═════ PROVIDED RECORDS ═════
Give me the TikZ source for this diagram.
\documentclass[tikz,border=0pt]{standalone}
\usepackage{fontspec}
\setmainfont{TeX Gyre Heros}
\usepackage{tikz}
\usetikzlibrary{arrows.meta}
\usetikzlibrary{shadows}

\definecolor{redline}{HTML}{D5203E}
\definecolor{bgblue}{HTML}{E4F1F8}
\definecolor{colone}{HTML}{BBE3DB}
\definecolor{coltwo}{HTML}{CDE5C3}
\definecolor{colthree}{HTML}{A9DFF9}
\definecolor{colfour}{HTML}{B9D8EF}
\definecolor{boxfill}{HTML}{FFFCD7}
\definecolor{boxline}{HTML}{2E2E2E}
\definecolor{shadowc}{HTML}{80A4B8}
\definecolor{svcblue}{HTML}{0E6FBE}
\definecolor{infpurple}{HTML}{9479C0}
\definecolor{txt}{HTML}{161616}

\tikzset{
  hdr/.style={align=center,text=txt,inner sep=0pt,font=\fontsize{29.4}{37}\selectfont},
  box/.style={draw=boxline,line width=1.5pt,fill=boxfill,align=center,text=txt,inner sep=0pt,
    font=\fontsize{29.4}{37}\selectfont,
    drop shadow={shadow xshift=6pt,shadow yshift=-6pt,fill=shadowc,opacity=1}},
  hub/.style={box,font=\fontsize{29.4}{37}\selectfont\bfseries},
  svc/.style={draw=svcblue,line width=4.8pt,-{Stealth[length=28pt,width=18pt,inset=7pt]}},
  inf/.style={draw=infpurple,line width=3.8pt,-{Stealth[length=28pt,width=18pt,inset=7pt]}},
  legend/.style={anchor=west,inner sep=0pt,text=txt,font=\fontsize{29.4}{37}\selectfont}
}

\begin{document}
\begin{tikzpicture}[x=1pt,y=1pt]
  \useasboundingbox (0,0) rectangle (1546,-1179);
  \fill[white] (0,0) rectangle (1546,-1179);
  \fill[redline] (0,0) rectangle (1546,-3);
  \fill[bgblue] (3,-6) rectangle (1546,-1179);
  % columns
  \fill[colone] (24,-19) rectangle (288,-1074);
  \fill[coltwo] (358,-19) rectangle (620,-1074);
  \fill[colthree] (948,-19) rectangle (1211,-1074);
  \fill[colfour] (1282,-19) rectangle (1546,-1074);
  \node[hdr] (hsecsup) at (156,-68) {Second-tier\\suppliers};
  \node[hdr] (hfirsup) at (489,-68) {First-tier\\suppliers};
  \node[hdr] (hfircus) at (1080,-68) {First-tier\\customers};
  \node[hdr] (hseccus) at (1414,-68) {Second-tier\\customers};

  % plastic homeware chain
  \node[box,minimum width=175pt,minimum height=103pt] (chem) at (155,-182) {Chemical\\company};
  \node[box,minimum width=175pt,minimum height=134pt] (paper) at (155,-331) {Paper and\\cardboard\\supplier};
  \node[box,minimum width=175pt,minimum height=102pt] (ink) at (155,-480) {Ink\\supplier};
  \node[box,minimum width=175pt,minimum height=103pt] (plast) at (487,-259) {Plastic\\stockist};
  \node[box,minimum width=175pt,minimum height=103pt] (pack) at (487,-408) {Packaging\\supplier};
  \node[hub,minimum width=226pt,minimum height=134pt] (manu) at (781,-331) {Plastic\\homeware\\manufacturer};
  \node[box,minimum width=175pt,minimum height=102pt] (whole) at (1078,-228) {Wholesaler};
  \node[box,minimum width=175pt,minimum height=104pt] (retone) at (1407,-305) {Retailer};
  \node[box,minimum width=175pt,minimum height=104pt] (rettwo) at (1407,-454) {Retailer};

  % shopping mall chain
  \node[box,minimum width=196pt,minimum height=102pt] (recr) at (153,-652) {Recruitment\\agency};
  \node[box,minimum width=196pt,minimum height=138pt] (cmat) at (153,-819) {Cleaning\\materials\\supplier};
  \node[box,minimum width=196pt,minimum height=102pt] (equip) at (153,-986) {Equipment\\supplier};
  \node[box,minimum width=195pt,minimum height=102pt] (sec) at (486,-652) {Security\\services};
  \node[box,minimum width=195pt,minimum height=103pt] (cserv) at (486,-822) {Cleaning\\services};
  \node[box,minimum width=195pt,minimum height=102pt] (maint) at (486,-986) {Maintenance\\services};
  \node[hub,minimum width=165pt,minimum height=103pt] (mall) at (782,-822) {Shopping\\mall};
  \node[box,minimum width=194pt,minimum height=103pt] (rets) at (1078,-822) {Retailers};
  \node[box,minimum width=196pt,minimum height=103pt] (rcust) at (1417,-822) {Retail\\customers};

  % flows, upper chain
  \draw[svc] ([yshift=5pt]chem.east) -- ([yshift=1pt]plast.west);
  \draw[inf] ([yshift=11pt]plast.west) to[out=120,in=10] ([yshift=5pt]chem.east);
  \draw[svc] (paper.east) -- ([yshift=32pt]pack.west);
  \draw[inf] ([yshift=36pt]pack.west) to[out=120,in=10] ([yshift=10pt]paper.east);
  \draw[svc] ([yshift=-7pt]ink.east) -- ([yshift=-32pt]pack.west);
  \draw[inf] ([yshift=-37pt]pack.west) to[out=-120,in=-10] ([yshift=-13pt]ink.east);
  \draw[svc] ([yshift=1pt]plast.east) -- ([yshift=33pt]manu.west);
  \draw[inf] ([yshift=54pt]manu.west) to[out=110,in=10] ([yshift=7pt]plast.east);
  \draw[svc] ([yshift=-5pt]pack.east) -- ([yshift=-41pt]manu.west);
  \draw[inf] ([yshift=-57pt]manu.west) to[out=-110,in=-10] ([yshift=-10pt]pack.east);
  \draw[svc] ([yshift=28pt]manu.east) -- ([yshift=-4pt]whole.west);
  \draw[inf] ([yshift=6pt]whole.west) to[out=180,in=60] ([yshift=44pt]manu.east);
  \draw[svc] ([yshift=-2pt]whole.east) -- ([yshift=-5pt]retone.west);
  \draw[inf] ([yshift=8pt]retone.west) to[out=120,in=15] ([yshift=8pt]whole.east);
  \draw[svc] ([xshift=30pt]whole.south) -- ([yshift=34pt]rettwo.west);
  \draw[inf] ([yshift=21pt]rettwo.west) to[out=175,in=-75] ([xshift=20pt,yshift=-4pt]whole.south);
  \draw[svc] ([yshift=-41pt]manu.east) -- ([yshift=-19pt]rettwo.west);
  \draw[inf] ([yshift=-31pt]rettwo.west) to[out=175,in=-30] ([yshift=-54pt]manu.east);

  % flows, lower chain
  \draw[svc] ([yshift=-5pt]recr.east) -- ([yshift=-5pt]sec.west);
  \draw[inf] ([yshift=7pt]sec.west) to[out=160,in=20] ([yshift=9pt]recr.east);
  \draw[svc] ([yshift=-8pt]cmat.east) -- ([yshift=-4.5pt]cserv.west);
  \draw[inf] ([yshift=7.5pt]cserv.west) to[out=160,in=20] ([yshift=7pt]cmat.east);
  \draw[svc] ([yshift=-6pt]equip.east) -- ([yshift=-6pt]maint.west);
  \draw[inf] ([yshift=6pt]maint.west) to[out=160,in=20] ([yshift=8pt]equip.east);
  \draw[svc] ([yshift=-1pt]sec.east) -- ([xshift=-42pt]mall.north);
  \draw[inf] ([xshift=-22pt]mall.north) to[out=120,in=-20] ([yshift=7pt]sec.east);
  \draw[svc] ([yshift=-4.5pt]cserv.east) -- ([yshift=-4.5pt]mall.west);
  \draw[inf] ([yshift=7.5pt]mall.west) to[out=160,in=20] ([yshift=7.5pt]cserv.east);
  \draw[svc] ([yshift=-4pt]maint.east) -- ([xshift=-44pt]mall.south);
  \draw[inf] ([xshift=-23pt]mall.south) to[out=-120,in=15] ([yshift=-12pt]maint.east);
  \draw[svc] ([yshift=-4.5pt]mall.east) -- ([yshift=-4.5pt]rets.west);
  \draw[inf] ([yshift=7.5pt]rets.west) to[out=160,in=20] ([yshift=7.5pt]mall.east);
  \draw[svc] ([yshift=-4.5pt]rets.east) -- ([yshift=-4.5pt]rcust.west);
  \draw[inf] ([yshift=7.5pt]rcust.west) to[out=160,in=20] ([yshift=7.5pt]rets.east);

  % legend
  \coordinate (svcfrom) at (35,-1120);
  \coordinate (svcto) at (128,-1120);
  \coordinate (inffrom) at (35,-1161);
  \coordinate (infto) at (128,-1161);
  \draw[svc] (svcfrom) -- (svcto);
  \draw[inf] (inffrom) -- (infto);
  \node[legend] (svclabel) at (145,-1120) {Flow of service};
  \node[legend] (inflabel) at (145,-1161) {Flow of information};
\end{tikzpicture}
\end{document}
═════
═════ PROVIDED RECORDS ═════
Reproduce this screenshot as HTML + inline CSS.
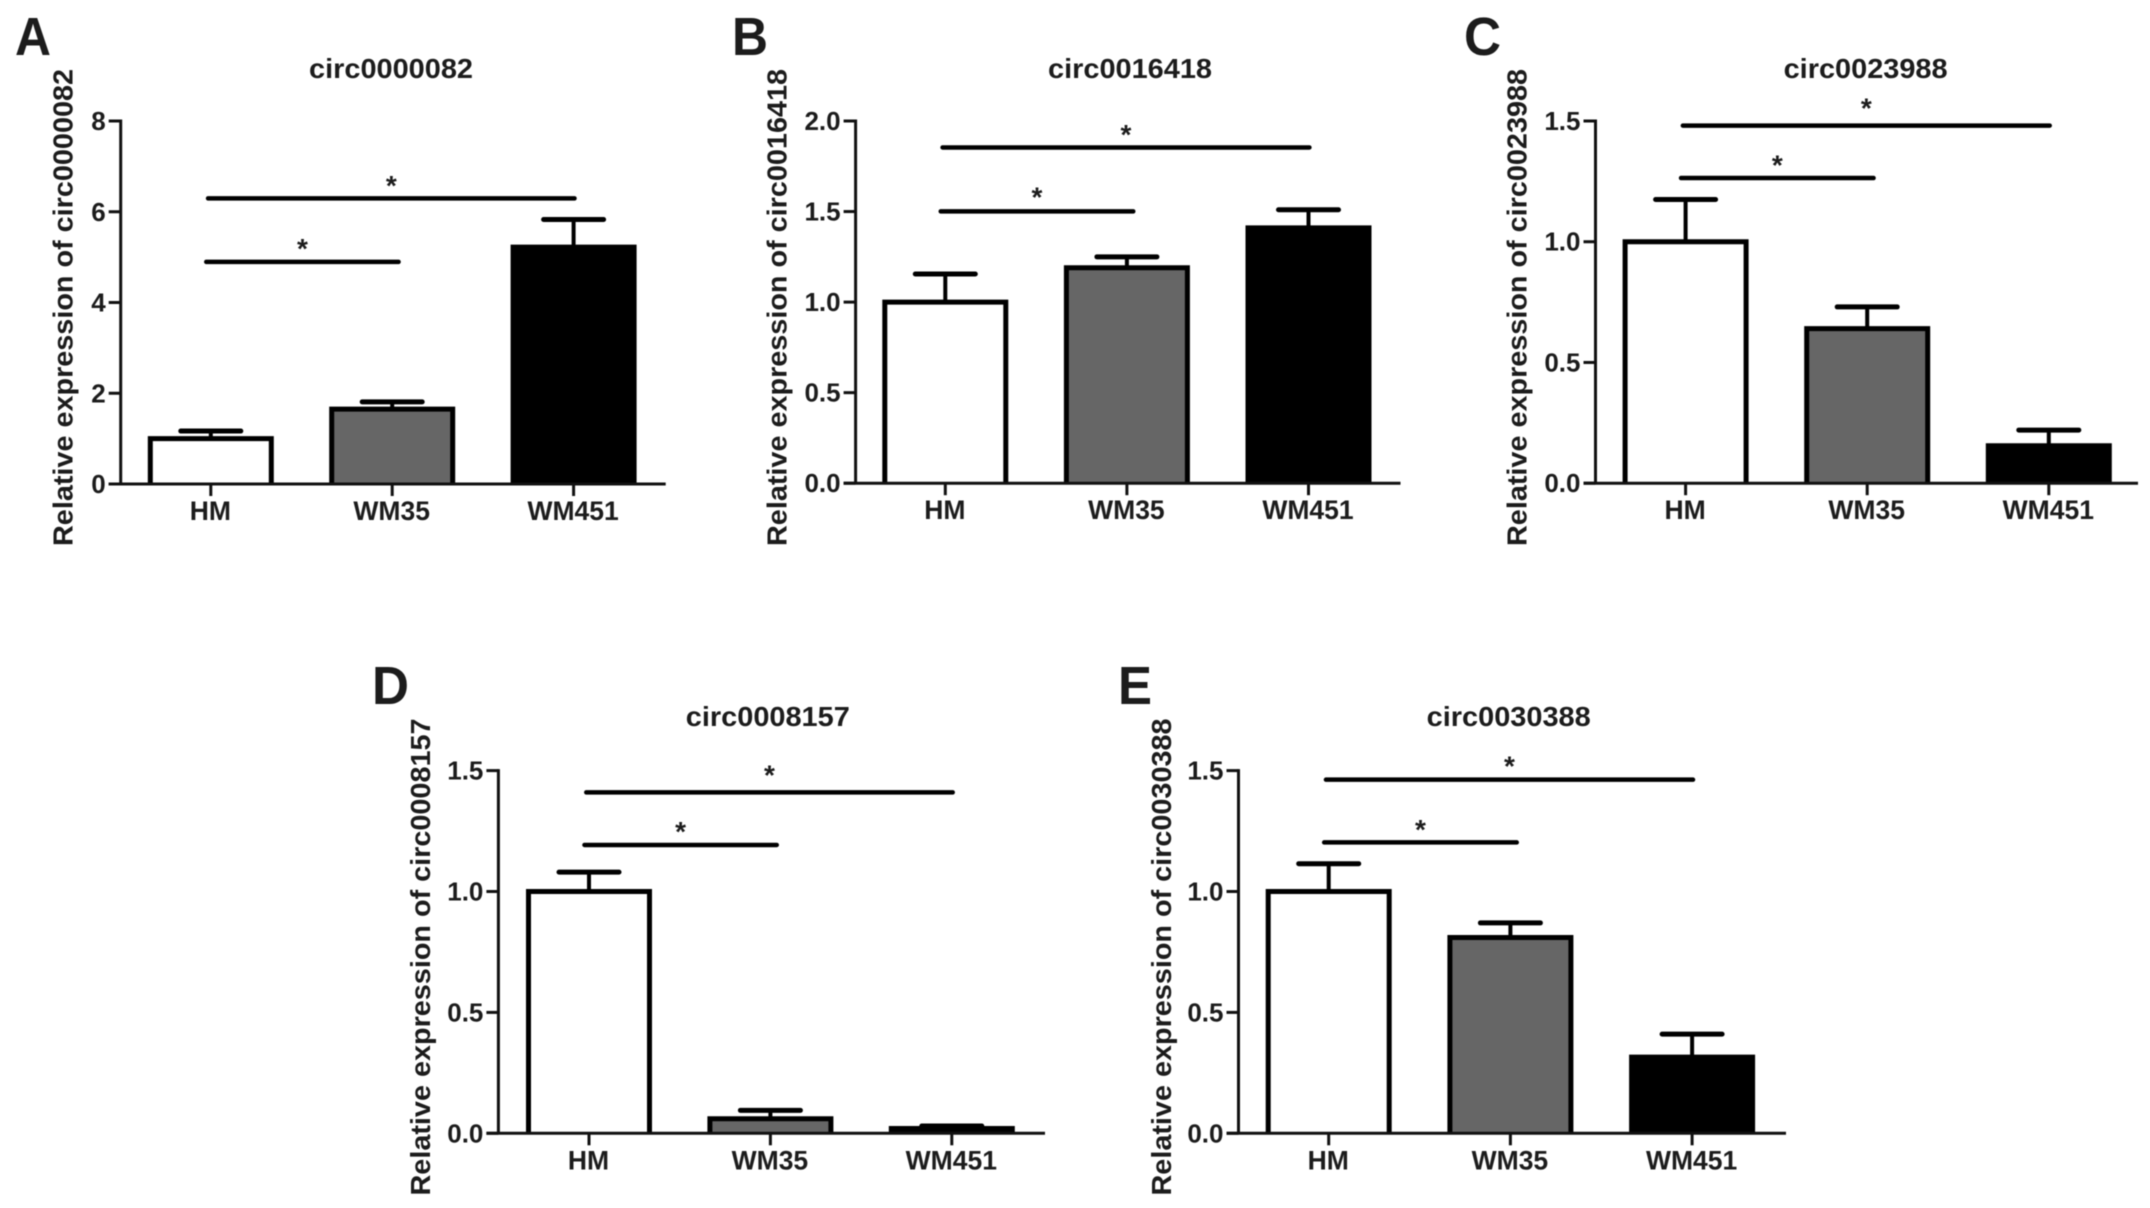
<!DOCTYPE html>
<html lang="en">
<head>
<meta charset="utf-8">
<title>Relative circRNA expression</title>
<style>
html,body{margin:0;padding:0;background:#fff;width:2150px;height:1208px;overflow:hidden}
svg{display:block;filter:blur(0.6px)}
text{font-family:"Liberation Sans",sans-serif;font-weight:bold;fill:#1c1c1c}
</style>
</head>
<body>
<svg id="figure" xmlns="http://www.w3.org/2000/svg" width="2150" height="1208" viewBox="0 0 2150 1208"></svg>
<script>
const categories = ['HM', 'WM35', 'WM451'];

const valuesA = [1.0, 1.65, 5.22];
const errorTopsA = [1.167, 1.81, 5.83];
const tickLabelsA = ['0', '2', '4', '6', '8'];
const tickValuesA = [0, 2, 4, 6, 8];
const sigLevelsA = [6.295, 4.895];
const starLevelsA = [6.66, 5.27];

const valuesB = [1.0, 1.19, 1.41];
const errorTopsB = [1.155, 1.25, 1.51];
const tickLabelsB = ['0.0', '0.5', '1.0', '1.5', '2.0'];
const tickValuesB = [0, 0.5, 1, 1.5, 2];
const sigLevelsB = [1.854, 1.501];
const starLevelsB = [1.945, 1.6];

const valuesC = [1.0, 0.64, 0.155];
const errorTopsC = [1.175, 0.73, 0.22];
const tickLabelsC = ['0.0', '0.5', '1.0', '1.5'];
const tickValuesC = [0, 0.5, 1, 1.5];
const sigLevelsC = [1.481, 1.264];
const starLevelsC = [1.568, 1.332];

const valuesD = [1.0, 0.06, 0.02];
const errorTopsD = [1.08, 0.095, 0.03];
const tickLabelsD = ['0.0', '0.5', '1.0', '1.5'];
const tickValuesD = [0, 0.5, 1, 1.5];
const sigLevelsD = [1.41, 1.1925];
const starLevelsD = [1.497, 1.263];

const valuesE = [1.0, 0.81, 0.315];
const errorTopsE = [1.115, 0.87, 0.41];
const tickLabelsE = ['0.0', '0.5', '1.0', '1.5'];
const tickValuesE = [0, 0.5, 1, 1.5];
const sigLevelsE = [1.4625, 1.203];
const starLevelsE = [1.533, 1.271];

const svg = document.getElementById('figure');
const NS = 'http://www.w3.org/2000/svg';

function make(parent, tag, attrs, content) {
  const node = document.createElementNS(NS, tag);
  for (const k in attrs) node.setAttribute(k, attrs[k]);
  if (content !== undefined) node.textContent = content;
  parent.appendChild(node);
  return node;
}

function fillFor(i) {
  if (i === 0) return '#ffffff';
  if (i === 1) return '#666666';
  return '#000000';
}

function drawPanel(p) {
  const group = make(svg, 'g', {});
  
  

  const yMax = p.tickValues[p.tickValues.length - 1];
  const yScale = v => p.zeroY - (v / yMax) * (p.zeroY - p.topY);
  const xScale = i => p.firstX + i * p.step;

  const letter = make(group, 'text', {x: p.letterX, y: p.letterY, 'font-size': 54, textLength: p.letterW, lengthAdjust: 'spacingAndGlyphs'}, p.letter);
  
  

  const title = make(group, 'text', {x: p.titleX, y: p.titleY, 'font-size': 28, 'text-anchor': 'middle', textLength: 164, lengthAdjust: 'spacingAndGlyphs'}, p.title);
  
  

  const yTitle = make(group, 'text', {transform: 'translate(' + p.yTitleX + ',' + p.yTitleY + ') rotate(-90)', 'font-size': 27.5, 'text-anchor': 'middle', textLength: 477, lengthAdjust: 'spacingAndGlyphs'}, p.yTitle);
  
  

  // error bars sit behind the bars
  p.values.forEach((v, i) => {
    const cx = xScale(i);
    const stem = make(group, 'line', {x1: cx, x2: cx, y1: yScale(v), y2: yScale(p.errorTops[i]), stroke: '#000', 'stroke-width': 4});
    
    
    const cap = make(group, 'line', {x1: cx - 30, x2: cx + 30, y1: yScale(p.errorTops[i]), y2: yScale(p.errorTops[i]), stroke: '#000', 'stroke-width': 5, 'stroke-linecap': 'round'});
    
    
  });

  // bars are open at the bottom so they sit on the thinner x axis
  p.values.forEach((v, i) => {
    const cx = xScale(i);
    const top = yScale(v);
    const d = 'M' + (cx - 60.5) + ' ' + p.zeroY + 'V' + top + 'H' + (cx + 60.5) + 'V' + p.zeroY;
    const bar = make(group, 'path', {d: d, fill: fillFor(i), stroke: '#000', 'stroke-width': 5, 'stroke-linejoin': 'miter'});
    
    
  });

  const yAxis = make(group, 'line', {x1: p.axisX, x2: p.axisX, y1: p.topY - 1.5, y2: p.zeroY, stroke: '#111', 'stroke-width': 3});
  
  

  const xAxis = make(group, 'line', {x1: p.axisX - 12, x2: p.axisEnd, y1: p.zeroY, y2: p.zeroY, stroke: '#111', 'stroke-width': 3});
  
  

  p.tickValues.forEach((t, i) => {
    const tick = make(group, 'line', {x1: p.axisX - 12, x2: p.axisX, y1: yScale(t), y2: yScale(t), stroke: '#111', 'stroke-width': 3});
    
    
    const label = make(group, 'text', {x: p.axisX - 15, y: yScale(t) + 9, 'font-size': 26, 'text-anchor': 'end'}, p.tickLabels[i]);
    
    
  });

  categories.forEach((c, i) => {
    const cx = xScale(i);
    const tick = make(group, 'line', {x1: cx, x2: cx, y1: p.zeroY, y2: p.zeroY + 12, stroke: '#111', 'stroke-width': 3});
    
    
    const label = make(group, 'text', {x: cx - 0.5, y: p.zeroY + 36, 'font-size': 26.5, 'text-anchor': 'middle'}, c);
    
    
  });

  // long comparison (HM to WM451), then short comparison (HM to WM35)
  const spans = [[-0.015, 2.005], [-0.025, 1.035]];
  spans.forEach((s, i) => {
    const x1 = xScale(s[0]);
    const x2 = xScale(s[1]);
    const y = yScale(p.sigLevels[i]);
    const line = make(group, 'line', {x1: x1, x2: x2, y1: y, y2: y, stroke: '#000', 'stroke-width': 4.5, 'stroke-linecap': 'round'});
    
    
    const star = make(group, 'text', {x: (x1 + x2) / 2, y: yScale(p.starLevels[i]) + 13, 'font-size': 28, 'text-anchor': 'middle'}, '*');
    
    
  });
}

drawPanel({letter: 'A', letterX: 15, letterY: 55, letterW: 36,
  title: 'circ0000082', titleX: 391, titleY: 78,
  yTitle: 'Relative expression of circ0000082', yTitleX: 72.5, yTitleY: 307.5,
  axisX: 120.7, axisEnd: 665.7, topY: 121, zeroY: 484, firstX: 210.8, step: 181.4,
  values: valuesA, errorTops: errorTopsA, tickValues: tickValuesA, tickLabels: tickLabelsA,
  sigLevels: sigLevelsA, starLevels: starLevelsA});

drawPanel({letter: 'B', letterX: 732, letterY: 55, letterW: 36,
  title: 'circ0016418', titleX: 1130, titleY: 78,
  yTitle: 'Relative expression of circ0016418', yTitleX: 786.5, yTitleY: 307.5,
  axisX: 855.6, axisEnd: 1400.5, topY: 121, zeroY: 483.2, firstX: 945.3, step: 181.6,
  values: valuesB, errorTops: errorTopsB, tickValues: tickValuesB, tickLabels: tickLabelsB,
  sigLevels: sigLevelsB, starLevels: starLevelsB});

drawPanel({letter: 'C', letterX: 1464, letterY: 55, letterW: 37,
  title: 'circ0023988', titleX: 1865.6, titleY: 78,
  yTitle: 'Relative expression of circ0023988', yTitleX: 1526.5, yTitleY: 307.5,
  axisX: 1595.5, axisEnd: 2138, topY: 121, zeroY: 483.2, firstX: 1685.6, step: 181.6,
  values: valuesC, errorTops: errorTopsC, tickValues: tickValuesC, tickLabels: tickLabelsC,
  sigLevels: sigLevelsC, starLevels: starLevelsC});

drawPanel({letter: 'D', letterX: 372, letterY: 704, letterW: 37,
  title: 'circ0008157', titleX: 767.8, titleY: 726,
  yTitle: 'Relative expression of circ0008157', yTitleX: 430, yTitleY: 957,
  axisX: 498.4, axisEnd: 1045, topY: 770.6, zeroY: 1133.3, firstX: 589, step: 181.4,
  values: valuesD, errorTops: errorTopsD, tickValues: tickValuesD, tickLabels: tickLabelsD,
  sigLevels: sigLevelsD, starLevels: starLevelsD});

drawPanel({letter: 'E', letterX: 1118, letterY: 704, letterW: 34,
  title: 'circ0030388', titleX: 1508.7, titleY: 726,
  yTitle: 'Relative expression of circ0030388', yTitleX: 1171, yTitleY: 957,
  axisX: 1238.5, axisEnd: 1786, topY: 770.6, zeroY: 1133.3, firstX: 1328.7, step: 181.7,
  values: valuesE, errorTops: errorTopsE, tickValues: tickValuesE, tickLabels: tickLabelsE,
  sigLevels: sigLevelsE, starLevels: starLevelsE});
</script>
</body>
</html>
═════
**STATED EXERCISE**
Look above for the line with "Reproduce this screenshot" and copy exactly from it through the line with "const starLevelsA = [6.66, 5.27];", both included. Omit the pictures.

**CORRECT OUTPUT**
Reproduce this screenshot as HTML + inline CSS.
<!DOCTYPE html>
<html lang="en">
<head>
<meta charset="utf-8">
<title>Relative circRNA expression</title>
<style>
html,body{margin:0;padding:0;background:#fff;width:2150px;height:1208px;overflow:hidden}
svg{display:block;filter:blur(0.6px)}
text{font-family:"Liberation Sans",sans-serif;font-weight:bold;fill:#1c1c1c}
</style>
</head>
<body>
<svg id="figure" xmlns="http://www.w3.org/2000/svg" width="2150" height="1208" viewBox="0 0 2150 1208"></svg>
<script>
const categories = ['HM', 'WM35', 'WM451'];

const valuesA = [1.0, 1.65, 5.22];
const errorTopsA = [1.167, 1.81, 5.83];
const tickLabelsA = ['0', '2', '4', '6', '8'];
const tickValuesA = [0, 2, 4, 6, 8];
const sigLevelsA = [6.295, 4.895];
const starLevelsA = [6.66, 5.27];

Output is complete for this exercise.